▶ **Exercise instructions**
Leave out the pictures and repeat exactly the lines between the one containing "Clone this chart in Plotly." and the one containing "average_eigenvalue = 3.24", inclusive.

>> begin

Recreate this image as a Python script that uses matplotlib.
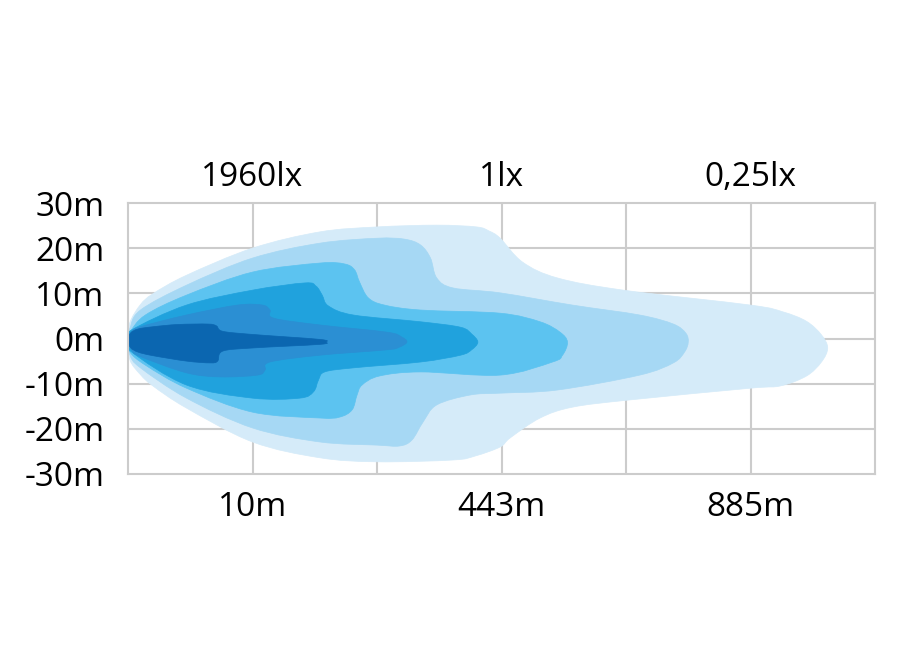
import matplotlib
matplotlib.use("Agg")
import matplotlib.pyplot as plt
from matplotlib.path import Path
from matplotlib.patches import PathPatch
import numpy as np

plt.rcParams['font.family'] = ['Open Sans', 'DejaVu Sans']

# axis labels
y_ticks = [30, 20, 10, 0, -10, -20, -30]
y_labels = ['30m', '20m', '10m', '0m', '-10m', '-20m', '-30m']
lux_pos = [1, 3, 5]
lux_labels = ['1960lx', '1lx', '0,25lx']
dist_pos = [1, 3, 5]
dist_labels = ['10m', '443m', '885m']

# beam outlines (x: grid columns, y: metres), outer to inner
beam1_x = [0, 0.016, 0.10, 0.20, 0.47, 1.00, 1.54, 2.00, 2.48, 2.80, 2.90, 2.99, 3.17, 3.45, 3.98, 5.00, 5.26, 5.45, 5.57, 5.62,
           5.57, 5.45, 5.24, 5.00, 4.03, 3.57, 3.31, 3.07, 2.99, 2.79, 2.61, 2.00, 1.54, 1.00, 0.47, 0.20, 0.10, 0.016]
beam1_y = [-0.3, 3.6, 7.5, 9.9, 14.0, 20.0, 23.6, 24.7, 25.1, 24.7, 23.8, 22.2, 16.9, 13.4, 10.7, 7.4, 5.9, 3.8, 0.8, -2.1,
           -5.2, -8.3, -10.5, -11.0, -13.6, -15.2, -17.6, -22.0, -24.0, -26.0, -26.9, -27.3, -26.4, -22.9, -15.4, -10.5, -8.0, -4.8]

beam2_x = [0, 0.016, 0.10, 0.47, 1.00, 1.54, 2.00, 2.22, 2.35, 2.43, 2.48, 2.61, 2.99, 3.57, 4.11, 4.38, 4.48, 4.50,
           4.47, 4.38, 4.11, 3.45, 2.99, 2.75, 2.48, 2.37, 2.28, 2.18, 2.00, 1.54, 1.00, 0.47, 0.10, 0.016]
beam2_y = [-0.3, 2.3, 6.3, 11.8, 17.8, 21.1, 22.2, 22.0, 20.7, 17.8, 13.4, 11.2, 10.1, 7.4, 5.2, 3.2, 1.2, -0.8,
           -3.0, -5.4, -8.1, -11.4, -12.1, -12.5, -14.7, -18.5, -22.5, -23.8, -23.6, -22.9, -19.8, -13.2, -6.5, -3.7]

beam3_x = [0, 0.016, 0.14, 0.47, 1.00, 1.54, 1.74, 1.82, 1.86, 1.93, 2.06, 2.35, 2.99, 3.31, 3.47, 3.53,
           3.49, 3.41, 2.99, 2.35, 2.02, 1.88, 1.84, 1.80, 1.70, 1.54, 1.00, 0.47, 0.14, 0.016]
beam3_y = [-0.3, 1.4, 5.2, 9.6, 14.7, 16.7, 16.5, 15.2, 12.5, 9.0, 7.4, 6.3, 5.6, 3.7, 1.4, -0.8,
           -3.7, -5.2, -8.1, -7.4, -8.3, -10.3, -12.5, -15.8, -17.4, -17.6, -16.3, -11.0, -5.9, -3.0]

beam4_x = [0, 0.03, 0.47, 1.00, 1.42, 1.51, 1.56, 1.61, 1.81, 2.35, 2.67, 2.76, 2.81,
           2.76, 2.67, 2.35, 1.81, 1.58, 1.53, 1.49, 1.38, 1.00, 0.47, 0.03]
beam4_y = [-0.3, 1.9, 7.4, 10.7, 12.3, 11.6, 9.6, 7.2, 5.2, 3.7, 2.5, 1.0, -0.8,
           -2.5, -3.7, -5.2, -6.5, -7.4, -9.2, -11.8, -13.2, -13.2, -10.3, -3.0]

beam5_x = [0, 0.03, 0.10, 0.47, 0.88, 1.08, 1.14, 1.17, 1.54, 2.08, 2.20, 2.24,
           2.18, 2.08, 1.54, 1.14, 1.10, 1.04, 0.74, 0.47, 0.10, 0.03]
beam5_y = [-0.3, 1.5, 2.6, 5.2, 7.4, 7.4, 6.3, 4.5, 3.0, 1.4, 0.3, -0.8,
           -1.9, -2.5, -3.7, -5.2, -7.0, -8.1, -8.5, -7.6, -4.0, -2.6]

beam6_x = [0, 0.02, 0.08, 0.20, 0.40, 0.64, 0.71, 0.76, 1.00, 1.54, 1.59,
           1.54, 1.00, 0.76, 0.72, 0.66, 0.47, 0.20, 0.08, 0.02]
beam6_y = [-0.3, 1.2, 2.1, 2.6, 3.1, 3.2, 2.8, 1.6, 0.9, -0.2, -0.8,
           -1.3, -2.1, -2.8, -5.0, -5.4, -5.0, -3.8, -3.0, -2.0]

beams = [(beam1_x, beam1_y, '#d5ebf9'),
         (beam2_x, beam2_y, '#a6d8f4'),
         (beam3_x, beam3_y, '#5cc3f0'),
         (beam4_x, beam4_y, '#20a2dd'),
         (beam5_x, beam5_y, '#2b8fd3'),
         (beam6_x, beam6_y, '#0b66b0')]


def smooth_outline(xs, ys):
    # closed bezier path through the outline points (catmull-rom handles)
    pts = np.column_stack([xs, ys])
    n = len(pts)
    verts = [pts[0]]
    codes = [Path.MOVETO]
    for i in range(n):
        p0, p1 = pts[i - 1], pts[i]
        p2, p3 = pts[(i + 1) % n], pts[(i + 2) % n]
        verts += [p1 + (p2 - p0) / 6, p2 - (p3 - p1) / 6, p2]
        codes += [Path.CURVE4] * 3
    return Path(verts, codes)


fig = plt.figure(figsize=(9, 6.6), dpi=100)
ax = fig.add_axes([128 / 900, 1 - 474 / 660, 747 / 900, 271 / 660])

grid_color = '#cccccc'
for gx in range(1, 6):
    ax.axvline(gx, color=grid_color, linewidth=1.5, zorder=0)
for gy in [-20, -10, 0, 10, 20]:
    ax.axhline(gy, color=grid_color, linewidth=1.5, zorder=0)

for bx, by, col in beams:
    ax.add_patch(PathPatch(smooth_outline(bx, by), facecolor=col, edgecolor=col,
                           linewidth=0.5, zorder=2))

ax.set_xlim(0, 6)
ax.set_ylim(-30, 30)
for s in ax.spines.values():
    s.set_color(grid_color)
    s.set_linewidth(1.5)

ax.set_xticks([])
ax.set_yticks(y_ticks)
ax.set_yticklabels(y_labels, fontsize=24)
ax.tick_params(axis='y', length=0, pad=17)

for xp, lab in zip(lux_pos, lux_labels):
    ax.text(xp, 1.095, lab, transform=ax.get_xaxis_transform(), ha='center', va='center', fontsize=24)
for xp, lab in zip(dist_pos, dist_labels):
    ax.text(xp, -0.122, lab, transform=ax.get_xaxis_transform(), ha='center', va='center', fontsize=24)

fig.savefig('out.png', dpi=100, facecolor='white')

>> end
>> begin

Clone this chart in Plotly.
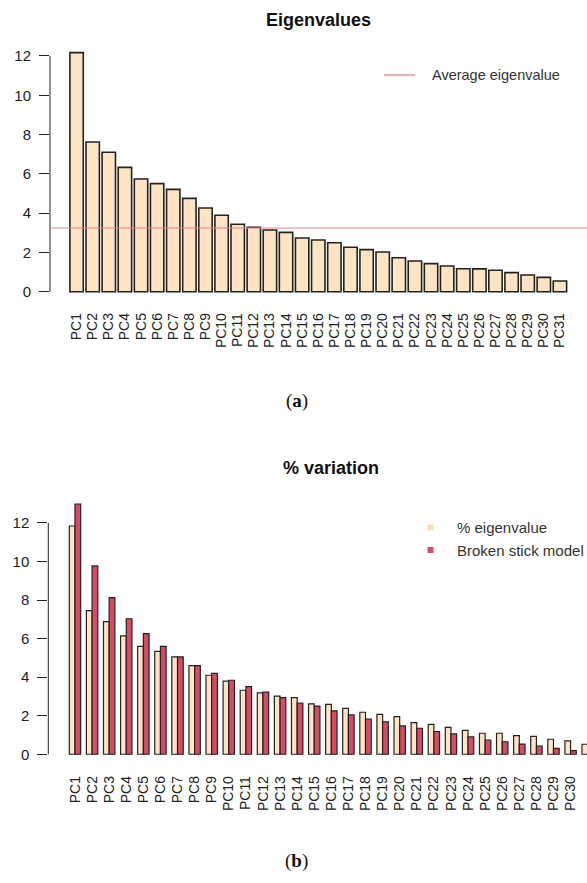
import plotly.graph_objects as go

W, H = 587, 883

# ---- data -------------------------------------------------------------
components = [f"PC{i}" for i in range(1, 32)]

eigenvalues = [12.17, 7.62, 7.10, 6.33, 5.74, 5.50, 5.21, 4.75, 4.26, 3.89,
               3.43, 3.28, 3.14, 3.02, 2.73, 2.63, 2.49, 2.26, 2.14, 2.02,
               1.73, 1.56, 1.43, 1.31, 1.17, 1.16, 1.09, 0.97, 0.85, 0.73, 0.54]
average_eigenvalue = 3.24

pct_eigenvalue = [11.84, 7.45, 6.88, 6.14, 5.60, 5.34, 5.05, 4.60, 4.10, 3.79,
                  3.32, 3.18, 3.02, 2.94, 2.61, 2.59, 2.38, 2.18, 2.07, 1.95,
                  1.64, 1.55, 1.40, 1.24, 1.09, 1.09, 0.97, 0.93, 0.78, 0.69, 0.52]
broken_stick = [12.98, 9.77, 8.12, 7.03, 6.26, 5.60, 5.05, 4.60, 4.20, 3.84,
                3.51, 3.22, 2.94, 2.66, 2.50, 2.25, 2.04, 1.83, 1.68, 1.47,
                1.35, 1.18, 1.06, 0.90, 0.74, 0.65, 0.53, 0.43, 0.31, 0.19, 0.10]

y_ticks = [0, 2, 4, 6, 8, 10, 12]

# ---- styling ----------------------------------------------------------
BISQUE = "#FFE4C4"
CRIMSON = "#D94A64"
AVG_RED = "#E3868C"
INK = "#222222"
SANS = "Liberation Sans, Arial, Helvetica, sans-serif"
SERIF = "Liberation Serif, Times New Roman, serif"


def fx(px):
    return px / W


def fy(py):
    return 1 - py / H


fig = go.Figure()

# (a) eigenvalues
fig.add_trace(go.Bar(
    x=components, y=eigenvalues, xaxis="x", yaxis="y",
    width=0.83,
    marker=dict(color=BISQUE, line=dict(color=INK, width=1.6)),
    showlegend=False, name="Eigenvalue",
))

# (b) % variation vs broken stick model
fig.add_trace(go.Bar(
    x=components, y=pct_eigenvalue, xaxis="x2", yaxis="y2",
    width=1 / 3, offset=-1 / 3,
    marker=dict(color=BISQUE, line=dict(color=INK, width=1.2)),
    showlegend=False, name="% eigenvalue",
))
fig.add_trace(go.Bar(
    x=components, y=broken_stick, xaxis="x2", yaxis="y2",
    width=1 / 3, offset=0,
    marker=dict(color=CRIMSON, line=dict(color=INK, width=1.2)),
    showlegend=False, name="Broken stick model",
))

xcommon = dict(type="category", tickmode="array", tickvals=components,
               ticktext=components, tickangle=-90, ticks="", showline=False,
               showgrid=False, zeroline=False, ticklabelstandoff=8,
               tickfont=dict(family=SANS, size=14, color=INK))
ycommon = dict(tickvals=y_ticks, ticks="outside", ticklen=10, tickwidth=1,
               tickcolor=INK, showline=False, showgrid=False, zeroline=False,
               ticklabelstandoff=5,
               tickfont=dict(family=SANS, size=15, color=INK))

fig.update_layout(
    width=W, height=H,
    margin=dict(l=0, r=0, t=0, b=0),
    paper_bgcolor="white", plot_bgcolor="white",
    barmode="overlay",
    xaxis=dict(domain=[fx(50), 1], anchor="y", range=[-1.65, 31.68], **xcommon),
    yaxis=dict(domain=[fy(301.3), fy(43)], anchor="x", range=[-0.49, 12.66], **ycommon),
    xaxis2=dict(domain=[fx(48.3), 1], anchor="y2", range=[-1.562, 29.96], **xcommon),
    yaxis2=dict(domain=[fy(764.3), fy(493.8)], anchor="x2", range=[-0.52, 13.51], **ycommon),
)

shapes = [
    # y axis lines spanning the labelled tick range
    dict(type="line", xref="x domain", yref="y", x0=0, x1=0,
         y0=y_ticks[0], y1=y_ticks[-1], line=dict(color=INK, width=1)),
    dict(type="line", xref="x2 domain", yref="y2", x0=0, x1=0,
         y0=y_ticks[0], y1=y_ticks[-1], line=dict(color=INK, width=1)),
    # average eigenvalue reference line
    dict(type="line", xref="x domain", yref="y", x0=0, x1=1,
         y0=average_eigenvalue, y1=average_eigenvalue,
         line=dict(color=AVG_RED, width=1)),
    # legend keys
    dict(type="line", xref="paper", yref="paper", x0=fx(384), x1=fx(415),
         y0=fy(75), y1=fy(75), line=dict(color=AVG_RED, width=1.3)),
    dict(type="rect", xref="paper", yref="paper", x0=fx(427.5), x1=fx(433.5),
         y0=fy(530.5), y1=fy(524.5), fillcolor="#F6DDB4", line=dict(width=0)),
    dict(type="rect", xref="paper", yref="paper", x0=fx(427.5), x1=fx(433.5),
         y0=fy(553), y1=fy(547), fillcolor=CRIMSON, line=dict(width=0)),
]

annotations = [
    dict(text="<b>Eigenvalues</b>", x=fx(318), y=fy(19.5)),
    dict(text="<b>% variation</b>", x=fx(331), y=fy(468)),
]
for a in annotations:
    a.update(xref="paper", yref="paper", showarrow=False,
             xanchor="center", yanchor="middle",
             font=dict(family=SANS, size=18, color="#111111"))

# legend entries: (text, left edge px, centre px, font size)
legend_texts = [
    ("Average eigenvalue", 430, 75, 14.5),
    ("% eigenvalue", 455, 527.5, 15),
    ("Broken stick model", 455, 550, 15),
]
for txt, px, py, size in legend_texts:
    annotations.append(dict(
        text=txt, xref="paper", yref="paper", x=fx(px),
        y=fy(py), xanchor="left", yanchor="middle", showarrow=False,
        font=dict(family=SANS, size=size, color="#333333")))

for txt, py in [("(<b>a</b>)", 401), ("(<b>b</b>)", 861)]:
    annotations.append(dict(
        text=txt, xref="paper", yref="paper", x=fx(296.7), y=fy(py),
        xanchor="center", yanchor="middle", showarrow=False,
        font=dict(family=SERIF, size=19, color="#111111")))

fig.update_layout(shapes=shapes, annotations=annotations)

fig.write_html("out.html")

>> end

▶ **Exercise response**
Clone this chart in Plotly.
import plotly.graph_objects as go

W, H = 587, 883

# ---- data -------------------------------------------------------------
components = [f"PC{i}" for i in range(1, 32)]

eigenvalues = [12.17, 7.62, 7.10, 6.33, 5.74, 5.50, 5.21, 4.75, 4.26, 3.89,
               3.43, 3.28, 3.14, 3.02, 2.73, 2.63, 2.49, 2.26, 2.14, 2.02,
               1.73, 1.56, 1.43, 1.31, 1.17, 1.16, 1.09, 0.97, 0.85, 0.73, 0.54]
average_eigenvalue = 3.24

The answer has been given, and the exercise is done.